EXERCISE DIRECTIONS
Pictures stay out of this copy, which runs from the first line of the material through the line containing "const TEXT = '#404040';".

MATERIAL PROVIDED
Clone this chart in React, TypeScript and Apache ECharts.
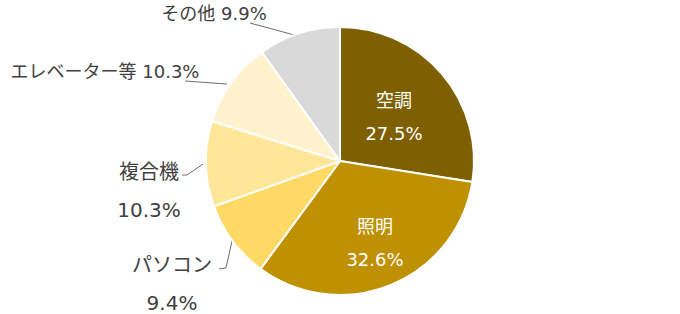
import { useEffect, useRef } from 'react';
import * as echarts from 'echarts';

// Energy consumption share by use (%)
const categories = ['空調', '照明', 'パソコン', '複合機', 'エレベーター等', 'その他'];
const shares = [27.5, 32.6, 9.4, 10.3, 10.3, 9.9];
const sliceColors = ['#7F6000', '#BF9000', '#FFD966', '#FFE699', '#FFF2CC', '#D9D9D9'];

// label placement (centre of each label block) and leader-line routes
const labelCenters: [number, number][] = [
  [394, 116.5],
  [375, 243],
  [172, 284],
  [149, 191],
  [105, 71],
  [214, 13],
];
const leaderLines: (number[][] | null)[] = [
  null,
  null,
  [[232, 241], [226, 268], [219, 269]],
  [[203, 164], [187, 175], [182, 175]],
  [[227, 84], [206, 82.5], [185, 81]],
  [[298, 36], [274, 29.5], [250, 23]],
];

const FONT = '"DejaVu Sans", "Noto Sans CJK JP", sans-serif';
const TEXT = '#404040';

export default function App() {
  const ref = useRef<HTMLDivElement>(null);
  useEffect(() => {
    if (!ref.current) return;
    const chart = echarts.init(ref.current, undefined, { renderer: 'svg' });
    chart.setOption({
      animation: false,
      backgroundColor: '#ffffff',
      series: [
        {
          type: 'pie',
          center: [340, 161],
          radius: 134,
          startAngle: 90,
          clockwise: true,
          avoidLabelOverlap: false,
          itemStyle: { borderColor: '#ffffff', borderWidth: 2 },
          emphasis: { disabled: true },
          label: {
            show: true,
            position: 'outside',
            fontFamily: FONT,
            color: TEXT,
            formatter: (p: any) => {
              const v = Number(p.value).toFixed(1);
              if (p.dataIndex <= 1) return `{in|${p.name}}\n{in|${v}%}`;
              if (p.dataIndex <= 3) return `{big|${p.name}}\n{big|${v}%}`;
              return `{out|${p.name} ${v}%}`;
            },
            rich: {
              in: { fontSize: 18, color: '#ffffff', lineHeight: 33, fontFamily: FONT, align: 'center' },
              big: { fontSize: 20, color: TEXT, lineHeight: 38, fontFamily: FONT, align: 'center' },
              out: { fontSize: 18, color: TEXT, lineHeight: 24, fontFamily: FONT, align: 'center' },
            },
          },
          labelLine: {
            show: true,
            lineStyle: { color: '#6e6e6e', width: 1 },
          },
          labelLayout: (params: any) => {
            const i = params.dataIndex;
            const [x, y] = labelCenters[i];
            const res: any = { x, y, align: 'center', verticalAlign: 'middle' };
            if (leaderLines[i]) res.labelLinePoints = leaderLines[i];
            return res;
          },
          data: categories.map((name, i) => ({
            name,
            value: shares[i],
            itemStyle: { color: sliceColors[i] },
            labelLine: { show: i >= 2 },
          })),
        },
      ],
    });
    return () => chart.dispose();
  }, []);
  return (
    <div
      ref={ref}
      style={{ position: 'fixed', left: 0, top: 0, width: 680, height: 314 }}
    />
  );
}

RESPONSE TO THE TASK
Clone this chart in React, TypeScript and Apache ECharts.
import { useEffect, useRef } from 'react';
import * as echarts from 'echarts';

// Energy consumption share by use (%)
const categories = ['空調', '照明', 'パソコン', '複合機', 'エレベーター等', 'その他'];
const shares = [27.5, 32.6, 9.4, 10.3, 10.3, 9.9];
const sliceColors = ['#7F6000', '#BF9000', '#FFD966', '#FFE699', '#FFF2CC', '#D9D9D9'];

// label placement (centre of each label block) and leader-line routes
const labelCenters: [number, number][] = [
  [394, 116.5],
  [375, 243],
  [172, 284],
  [149, 191],
  [105, 71],
  [214, 13],
];
const leaderLines: (number[][] | null)[] = [
  null,
  null,
  [[232, 241], [226, 268], [219, 269]],
  [[203, 164], [187, 175], [182, 175]],
  [[227, 84], [206, 82.5], [185, 81]],
  [[298, 36], [274, 29.5], [250, 23]],
];

const FONT = '"DejaVu Sans", "Noto Sans CJK JP", sans-serif';
const TEXT = '#404040';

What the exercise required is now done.